Potency of Bemidji State's mission and vision evident during Trustee visit
President Jon E. Quistgaard
The Minnesota State Colleges and Universities Board of Trustees, Chancellor Dr. James McCormick and key members of the chancellor's staff were on campus last week to begin system-wide planning for the next decade. During their two-day session, they explored the realities of shifting demographics, the challenges of tight budgets and the need to keep pace with student expectations. They reiterated their commitment to increased access for underrepresented students and the need for continued innovation in the teaching-learning process.
They came to plan for the future and while here, they came face-to-face with a glimpse of that future.
The board met Luke Dorman, a mathematics and secondary education major, who exuberantly shared his undergraduate research project with them. His study, first presented at last year's Student Scholarship and Creative Achievement conference, not only demonstrated his mathematical prowess, but also his ability to create new knowledge.
Preserving knowledge was the focus of Dr. Tony Treuer's talk to the trustees. He spoke about the urgency of documenting the Ojibwe language before tribal elders die and the knowledge is lost. He looks to preserve the information and transform it into the first extensive Ojibwe grammar manual. Dr. Treuer, Bemidji State's first Guggenheim Fellowship recipient, will use support from that fellowship, along with grants from the American Philosophical Society and the Bush Leadership Foundation, to further his work.

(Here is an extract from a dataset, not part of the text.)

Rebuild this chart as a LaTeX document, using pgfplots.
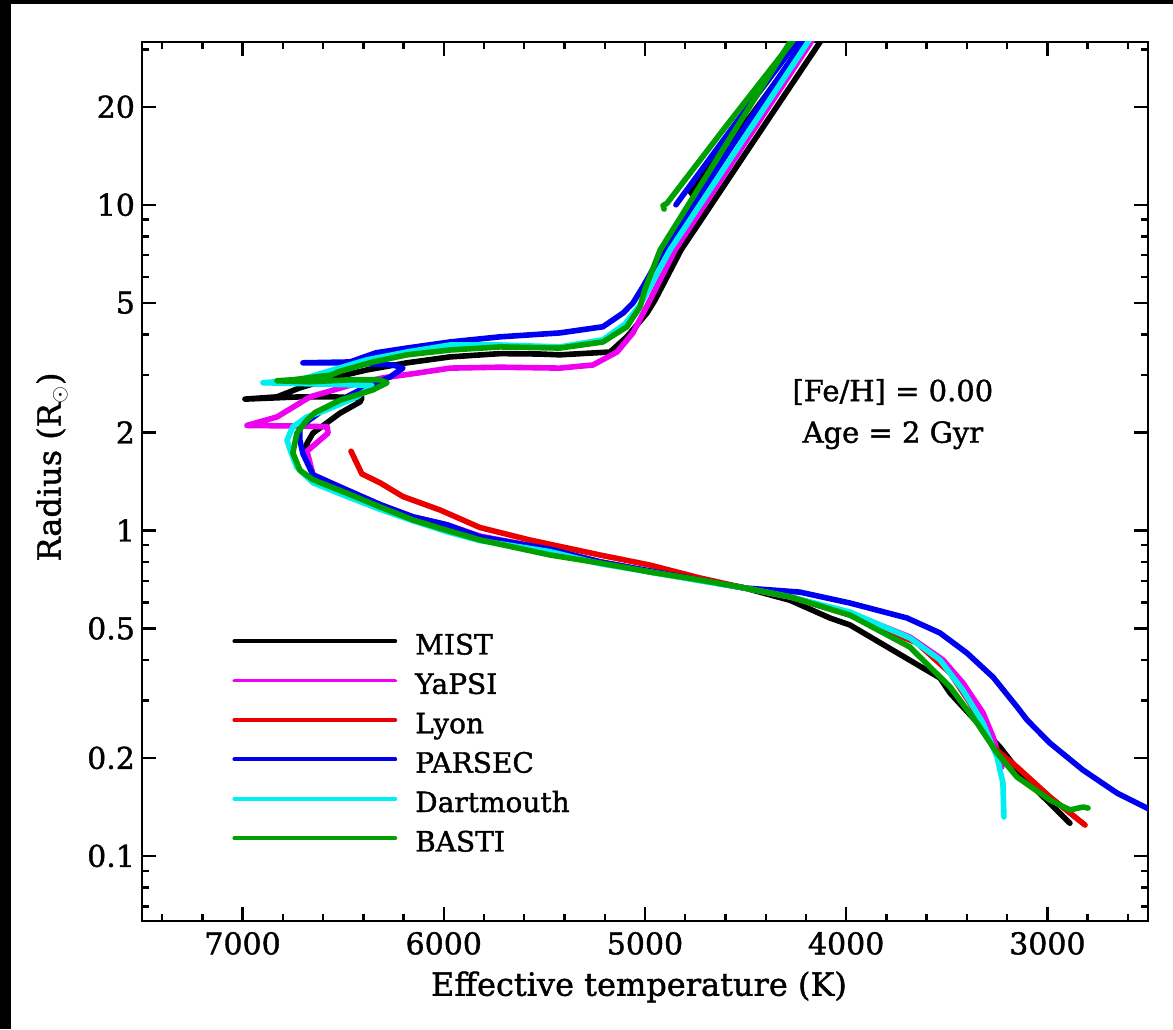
\documentclass[border=0pt]{standalone}
\usepackage{fontspec}
\setmainfont{DejaVu Serif}[FakeBold=1.3,AutoFakeBold=1.3]
\newfontfamily\medf{DejaVu Serif}[FakeBold=1.3]
\usepackage{pgfplots}
\pgfplotsset{compat=1.18}
\definecolor{bgreen}{RGB}{0,160,0}
\definecolor{bcyan}{RGB}{0,240,240}
\definecolor{bblue}{RGB}{0,0,240}
\definecolor{bred}{RGB}{235,0,0}
\definecolor{bmag}{RGB}{240,0,240}
\begin{document}
\begin{tikzpicture}
\useasboundingbox (-71pt,-54pt) rectangle (515.5pt,460.5pt);
\fill[black] (-71pt,-54pt) rectangle (-65.5pt,460.5pt);
\fill[black] (-71pt,458.5pt) rectangle (515.5pt,460.5pt);
\begin{axis}[
  at={(0pt,0pt)}, anchor=south west,
  scale only axis, width=503pt, height=439.5pt,
  x dir=reverse, xmin=2500, xmax=7500,
  ymode=log, ymin=0.0631, ymax=31.62,
  xtick={3000,4000,5000,6000,7000},
  xticklabels={3000,4000,5000,6000,7000},
  minor xtick={2600,2800,3200,3400,3600,3800,4200,4400,4600,4800,5200,5400,5600,5800,6200,6400,6600,6800,7200,7400},
  ytick={0.1,0.2,0.5,1,2,5,10,20},
  yticklabels={0.1,0.2,0.5,1,2,5,10,20},
  minor ytick={0.07,0.08,0.09,0.3,0.4,0.6,0.7,0.8,0.9,3,4,6,7,8,9,30},
  tick align=inside,
  major tick length=7pt, minor tick length=3.5pt,
  tick style={black, line width=1.2pt},
  axis line style={line width=1.3pt},
  tick label style={font=\fontsize{15}{18}\selectfont\medf},
  xticklabel style={yshift=-2pt},
  xlabel={Effective temperature (K)},
  ylabel={Radius (R$_\odot$)},
  label style={font=\fontsize{16}{19}\selectfont\medf},
  xlabel style={at={(axis description cs:0.494,-0.075)}, anchor=center},
  ylabel style={at={(axis description cs:-0.0895,0.5165)}, anchor=center},
  legend cell align=left,
  legend style={draw=none, fill=none, at={(0.0895,0.331)}, anchor=north west,
    inner sep=0pt, column sep=9pt, row sep=0pt,
    font=\fontsize{14}{17}\selectfont\medf,
    nodes={inner sep=0pt, text height=12pt, text depth=7.7pt}},
  legend image code/.code={\draw[#1, line width=1.9pt] (0pt,4.5pt) -- (80.5pt,4.5pt);},
  every axis plot/.append style={line width=2.8pt, line join=round, line cap=round},
]
% MIST
\addplot[black] coordinates {
(2888,0.126) (3121,0.175) (3236,0.216) (3483,0.316) (3534,0.352) (3981,0.512) (4081,0.538) (4280,0.61) (4503,0.665) (4727,0.704) (4975,0.745) (5224,0.80) (5472,0.87) (5820,0.95) (5984,1.02) (6153,1.09) (6317,1.19) (6481,1.32) (6650,1.48) (6680,1.70) (6680,1.85) (6650,1.99) (6516,2.29) (6416,2.48) (6407,2.55) (6551,2.57) (6715,2.57) (6988,2.53) (6829,2.57) (6715,2.74) (6551,2.94) (6382,3.11) (6183,3.27) (5969,3.41) (5721,3.49) (5522,3.48) (5423,3.46) (5174,3.53) (5090,3.93) (4990,4.65) (4950,5.10) (4821,7.26) (4476,15.15) (4130,31.6) (4090,34.4)};
\addlegendentry{MIST}
\addplot[black, forget plot] coordinates {
(4761,10.7) (4776,11.0) (4478,18.6) (4205,31.6) (4165,34.4)};
% YaPSI
\addplot[bmag] coordinates {
(3226,0.1875) (3270,0.232) (3320,0.275) (3420,0.340) (3519,0.400) (3683,0.470) (3981,0.557) (4280,0.625) (4503,0.665) (4727,0.704) (4975,0.75) (5224,0.80) (5472,0.875) (5820,0.96) (5984,1.04) (6153,1.10) (6317,1.20) (6481,1.33) (6650,1.48) (6680,1.75) (6575,1.99) (6580,2.08) (6700,2.09) (6978,2.10) (6829,2.23) (6665,2.57) (6466,2.79) (6302,2.94) (6133,3.04) (5969,3.15) (5721,3.17) (5423,3.15) (5259,3.22) (5139,3.53) (5060,4.04) (4975,5.10) (4851,7.26) (4513,15.15) (4175,31.6) (4135,34.4)};
\addlegendentry{YaPSI}
% Lyon
\addplot[bred] coordinates {
(2813,0.1244) (2987,0.1517) (3151,0.1875) (3270,0.216) (3385,0.295) (3483,0.3645) (3648,0.451) (3981,0.549) (4280,0.625) (4503,0.665) (4727,0.714) (4975,0.782) (5224,0.84) (5572,0.934) (5820,1.02) (6019,1.155) (6203,1.27) (6317,1.40) (6407,1.49) (6461,1.75)};
\addlegendentry{Lyon}
% PARSEC
\addplot[bblue] coordinates {
(2450,0.133) (2505,0.1403) (2654,0.156) (2823,0.1835) (2987,0.222) (3101,0.2615) (3151,0.287) (3270,0.354) (3400,0.420) (3534,0.484) (3698,0.538) (3981,0.598) (4230,0.646) (4503,0.665) (4727,0.704) (4975,0.75) (5224,0.80) (5472,0.875) (5820,0.955) (5984,1.04) (6153,1.10) (6317,1.20) (6481,1.33) (6650,1.48) (6700,1.72) (6715,1.89) (6715,2.08) (6580,2.39) (6416,2.70) (6267,2.96) (6203,3.15) (6252,3.22) (6466,3.27) (6700,3.27) (6466,3.29) (6337,3.51) (6183,3.63) (5969,3.79) (5721,3.93) (5423,4.04) (5209,4.22) (5109,4.65) (5060,4.99) (5010,5.6) (4906,7.26) (4568,15.15) (4215,31.6) (4175,34.4)};
\addlegendentry{PARSEC}
\addplot[bblue, forget plot] coordinates {
(4846,10.0) (4836,10.2) (4544,17.96) (4245,31.6) (4205,34.4)};
% Dartmouth
\addplot[bcyan] coordinates {
(3216,0.1317) (3221,0.1675) (3250,0.201) (3320,0.256) (3420,0.323) (3534,0.400) (3683,0.467) (3981,0.561) (4280,0.625) (4503,0.665) (4727,0.70) (4975,0.745) (5224,0.79) (5472,0.86) (5820,0.93) (5984,0.99) (6153,1.07) (6317,1.16) (6481,1.27) (6650,1.40) (6730,1.56) (6764,1.77) (6779,1.89) (6764,1.99) (6750,2.08) (6680,2.23) (6586,2.34) (6431,2.57) (6367,2.75) (6357,2.79) (6899,2.84) (6715,2.90) (6551,3.11) (6382,3.34) (6183,3.53) (5969,3.71) (5721,3.71) (5423,3.66) (5209,3.85) (5100,4.3) (5025,4.92) (4975,5.59) (4876,7.26) (4533,15.15) (4190,31.6) (4150,34.4)};
\addlegendentry{Dartmouth}
% BASTI
\addplot[bgreen] coordinates {
(2798,0.1403) (2823,0.1413) (2888,0.1384) (2987,0.1484) (3151,0.1747) (3250,0.207) (3350,0.256) (3483,0.330) (3683,0.438) (3981,0.549) (4280,0.625) (4503,0.665) (4727,0.704) (4975,0.745) (5224,0.794) (5472,0.84) (5820,0.934) (5984,1.00) (6153,1.076) (6317,1.18) (6481,1.30) (6650,1.43) (6715,1.53) (6750,1.73) (6730,1.99) (6680,2.18) (6640,2.30) (6516,2.51) (6352,2.70) (6282,2.84) (6317,2.90) (6466,2.90) (6665,2.86) (6829,2.88) (6750,2.90) (6560,3.00) (6516,3.08) (6352,3.29) (6183,3.46) (5969,3.58) (5721,3.66) (5423,3.63) (5209,3.79) (5090,4.22) (5025,4.85) (5000,5.5) (4925,7.26) (4602,15.15) (4279,31.6) (4239,34.4)};
\addlegendentry{BASTI}
\addplot[bgreen, forget plot] coordinates {
(4905,9.7) (4910,9.95) (4891,10.1) (4592,17.6) (4270,31.6) (4230,34.4)};
\node[font=\fontsize{14.5}{17}\selectfont\medf] at (axis cs:3768,2.66) {[Fe/H] = 0.00};
\node[font=\fontsize{14.5}{17}\selectfont\medf] at (axis cs:3768,1.96) {Age = 2 Gyr};
\end{axis}
\end{tikzpicture}
\end{document}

Meanwhile, Erika Bailey-Johnson, our new sustainability coordinator -- one of a few, if not the only sustainability coordinator in the system -- shared her vision for a campus with a reduced carbon footprint. In addition, Vice President for Administration and Finance Bill Maki described some of our city-university partnerships, including the Outdoor Program Center's move to the waterfront at Diamond Point Park and the free bus rides for BSU and NTC students through our arrangements with Paul Bunyan Transit. Trustees learned about the benefits and efficiencies the University can realize through such partnerships.
In the evening, the group was serenaded by the beautiful tones and passionate voices of opera singers, Dr. Jennifer Swanson, assistant professor, and BSU music student Sara Wabrowetz. Their pianist was another BSU student, Abe Hunter.
Had the trustees had another day on campus, they would have gained another glimpse into the future as nearly 600 participants of the historical trauma conference explored the past as a way to build a stronger future for Native Americans. Keynote speaker Maria Yellow Horse Brave Heart challenged the audience to understand the impact of historical trauma in order to begin finding ways to help transcend it.
These brief, yet powerful, glimpses of Bemidji State reflect the potency of our mission and vision. By engaging in new worlds of thought, embracing responsible citizenship and educating for a world that can only be imagined, we progress toward our vision -- shaping the potential of those we serve, so they, in turn, may shape the worlds in which they live and work.
In interviews with our local media, Board of Trustees Chair David Olson and Chancellor McCormick spoke highly of our people, programs and goals for the future. Their praise reflects the work that each of us undertakes daily to make certain Bemidji State University is the very best that it can be. In the midst of our hurried lives, let's take time to celebrate their recognition of our accomplishments.